**SOURCE MATERIAL**
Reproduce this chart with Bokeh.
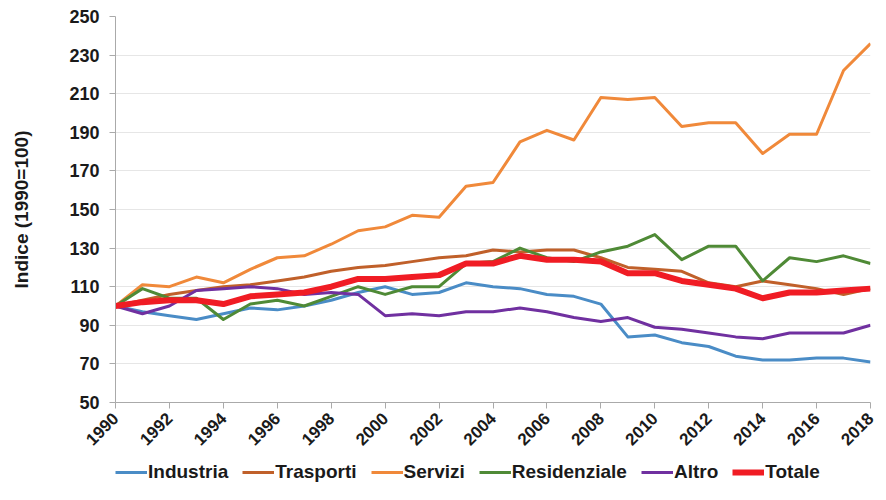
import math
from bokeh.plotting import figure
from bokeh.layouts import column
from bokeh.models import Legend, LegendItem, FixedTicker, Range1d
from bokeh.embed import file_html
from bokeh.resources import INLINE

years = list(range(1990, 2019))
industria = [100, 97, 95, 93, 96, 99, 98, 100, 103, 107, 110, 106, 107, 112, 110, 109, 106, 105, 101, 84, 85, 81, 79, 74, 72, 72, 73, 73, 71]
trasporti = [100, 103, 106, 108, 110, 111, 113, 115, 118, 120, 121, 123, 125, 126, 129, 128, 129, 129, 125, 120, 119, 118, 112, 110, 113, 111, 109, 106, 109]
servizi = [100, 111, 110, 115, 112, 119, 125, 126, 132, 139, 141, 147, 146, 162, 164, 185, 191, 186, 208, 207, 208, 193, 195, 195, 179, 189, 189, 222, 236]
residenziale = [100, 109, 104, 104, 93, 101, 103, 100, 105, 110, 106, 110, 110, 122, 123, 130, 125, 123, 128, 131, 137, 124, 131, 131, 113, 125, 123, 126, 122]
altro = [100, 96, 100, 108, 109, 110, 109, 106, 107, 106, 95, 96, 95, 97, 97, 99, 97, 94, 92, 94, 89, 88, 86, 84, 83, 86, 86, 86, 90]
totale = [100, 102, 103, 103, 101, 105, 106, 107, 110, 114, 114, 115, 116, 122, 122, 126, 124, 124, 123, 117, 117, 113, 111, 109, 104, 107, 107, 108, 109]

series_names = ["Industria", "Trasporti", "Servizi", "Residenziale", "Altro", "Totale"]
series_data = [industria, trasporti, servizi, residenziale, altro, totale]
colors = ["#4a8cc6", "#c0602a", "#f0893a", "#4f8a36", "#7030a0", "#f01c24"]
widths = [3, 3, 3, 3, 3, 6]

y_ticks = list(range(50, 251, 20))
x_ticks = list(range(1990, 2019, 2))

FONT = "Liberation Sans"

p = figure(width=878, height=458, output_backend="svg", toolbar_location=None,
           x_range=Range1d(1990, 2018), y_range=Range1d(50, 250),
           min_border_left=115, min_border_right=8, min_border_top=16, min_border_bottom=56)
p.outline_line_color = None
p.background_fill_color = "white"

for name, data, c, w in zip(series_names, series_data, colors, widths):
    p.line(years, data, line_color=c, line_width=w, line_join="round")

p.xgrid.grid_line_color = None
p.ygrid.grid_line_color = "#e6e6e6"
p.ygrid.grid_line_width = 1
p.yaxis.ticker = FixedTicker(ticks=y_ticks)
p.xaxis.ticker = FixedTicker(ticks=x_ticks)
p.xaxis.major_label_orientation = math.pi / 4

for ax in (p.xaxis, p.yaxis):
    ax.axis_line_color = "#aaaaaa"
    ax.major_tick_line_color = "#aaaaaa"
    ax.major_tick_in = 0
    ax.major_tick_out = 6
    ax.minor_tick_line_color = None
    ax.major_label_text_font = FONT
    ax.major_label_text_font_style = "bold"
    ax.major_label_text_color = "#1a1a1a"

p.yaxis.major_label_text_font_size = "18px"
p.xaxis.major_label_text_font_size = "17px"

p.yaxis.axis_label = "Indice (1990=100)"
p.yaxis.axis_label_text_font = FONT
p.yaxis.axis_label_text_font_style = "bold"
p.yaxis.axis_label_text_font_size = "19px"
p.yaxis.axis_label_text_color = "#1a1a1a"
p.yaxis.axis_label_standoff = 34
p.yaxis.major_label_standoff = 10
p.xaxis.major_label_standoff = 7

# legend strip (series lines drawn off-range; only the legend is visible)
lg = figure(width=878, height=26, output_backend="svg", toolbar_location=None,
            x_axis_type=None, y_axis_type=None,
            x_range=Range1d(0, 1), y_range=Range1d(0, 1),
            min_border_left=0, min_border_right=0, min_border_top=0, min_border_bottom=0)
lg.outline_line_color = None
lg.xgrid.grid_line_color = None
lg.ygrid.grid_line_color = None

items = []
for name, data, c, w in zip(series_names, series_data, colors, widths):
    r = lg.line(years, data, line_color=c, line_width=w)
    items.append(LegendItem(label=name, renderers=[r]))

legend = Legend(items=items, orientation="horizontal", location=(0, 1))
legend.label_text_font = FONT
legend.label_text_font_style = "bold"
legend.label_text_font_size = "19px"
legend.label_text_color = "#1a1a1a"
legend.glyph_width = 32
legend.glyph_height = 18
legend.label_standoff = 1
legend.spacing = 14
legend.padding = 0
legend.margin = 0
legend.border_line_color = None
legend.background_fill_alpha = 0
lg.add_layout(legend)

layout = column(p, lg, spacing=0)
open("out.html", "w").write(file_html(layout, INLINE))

**TASK STATEMENT**
Reproduce the whole listing above word for word, but not its pictures.

**RESULT OF THE TASK**
Reproduce this chart with Bokeh.
import math
from bokeh.plotting import figure
from bokeh.layouts import column
from bokeh.models import Legend, LegendItem, FixedTicker, Range1d
from bokeh.embed import file_html
from bokeh.resources import INLINE

years = list(range(1990, 2019))
industria = [100, 97, 95, 93, 96, 99, 98, 100, 103, 107, 110, 106, 107, 112, 110, 109, 106, 105, 101, 84, 85, 81, 79, 74, 72, 72, 73, 73, 71]
trasporti = [100, 103, 106, 108, 110, 111, 113, 115, 118, 120, 121, 123, 125, 126, 129, 128, 129, 129, 125, 120, 119, 118, 112, 110, 113, 111, 109, 106, 109]
servizi = [100, 111, 110, 115, 112, 119, 125, 126, 132, 139, 141, 147, 146, 162, 164, 185, 191, 186, 208, 207, 208, 193, 195, 195, 179, 189, 189, 222, 236]
residenziale = [100, 109, 104, 104, 93, 101, 103, 100, 105, 110, 106, 110, 110, 122, 123, 130, 125, 123, 128, 131, 137, 124, 131, 131, 113, 125, 123, 126, 122]
altro = [100, 96, 100, 108, 109, 110, 109, 106, 107, 106, 95, 96, 95, 97, 97, 99, 97, 94, 92, 94, 89, 88, 86, 84, 83, 86, 86, 86, 90]
totale = [100, 102, 103, 103, 101, 105, 106, 107, 110, 114, 114, 115, 116, 122, 122, 126, 124, 124, 123, 117, 117, 113, 111, 109, 104, 107, 107, 108, 109]

series_names = ["Industria", "Trasporti", "Servizi", "Residenziale", "Altro", "Totale"]
series_data = [industria, trasporti, servizi, residenziale, altro, totale]
colors = ["#4a8cc6", "#c0602a", "#f0893a", "#4f8a36", "#7030a0", "#f01c24"]
widths = [3, 3, 3, 3, 3, 6]

y_ticks = list(range(50, 251, 20))
x_ticks = list(range(1990, 2019, 2))

FONT = "Liberation Sans"

p = figure(width=878, height=458, output_backend="svg", toolbar_location=None,
           x_range=Range1d(1990, 2018), y_range=Range1d(50, 250),
           min_border_left=115, min_border_right=8, min_border_top=16, min_border_bottom=56)
p.outline_line_color = None
p.background_fill_color = "white"

for name, data, c, w in zip(series_names, series_data, colors, widths):
    p.line(years, data, line_color=c, line_width=w, line_join="round")

p.xgrid.grid_line_color = None
p.ygrid.grid_line_color = "#e6e6e6"
p.ygrid.grid_line_width = 1
p.yaxis.ticker = FixedTicker(ticks=y_ticks)
p.xaxis.ticker = FixedTicker(ticks=x_ticks)
p.xaxis.major_label_orientation = math.pi / 4

for ax in (p.xaxis, p.yaxis):
    ax.axis_line_color = "#aaaaaa"
    ax.major_tick_line_color = "#aaaaaa"
    ax.major_tick_in = 0
    ax.major_tick_out = 6
    ax.minor_tick_line_color = None
    ax.major_label_text_font = FONT
    ax.major_label_text_font_style = "bold"
    ax.major_label_text_color = "#1a1a1a"

p.yaxis.major_label_text_font_size = "18px"
p.xaxis.major_label_text_font_size = "17px"

p.yaxis.axis_label = "Indice (1990=100)"
p.yaxis.axis_label_text_font = FONT
p.yaxis.axis_label_text_font_style = "bold"
p.yaxis.axis_label_text_font_size = "19px"
p.yaxis.axis_label_text_color = "#1a1a1a"
p.yaxis.axis_label_standoff = 34
p.yaxis.major_label_standoff = 10
p.xaxis.major_label_standoff = 7

# legend strip (series lines drawn off-range; only the legend is visible)
lg = figure(width=878, height=26, output_backend="svg", toolbar_location=None,
            x_axis_type=None, y_axis_type=None,
            x_range=Range1d(0, 1), y_range=Range1d(0, 1),
            min_border_left=0, min_border_right=0, min_border_top=0, min_border_bottom=0)
lg.outline_line_color = None
lg.xgrid.grid_line_color = None
lg.ygrid.grid_line_color = None

items = []
for name, data, c, w in zip(series_names, series_data, colors, widths):
    r = lg.line(years, data, line_color=c, line_width=w)
    items.append(LegendItem(label=name, renderers=[r]))

legend = Legend(items=items, orientation="horizontal", location=(0, 1))
legend.label_text_font = FONT
legend.label_text_font_style = "bold"
legend.label_text_font_size = "19px"
legend.label_text_color = "#1a1a1a"
legend.glyph_width = 32
legend.glyph_height = 18
legend.label_standoff = 1
legend.spacing = 14
legend.padding = 0
legend.margin = 0
legend.border_line_color = None
legend.background_fill_alpha = 0
lg.add_layout(legend)

layout = column(p, lg, spacing=0)
open("out.html", "w").write(file_html(layout, INLINE))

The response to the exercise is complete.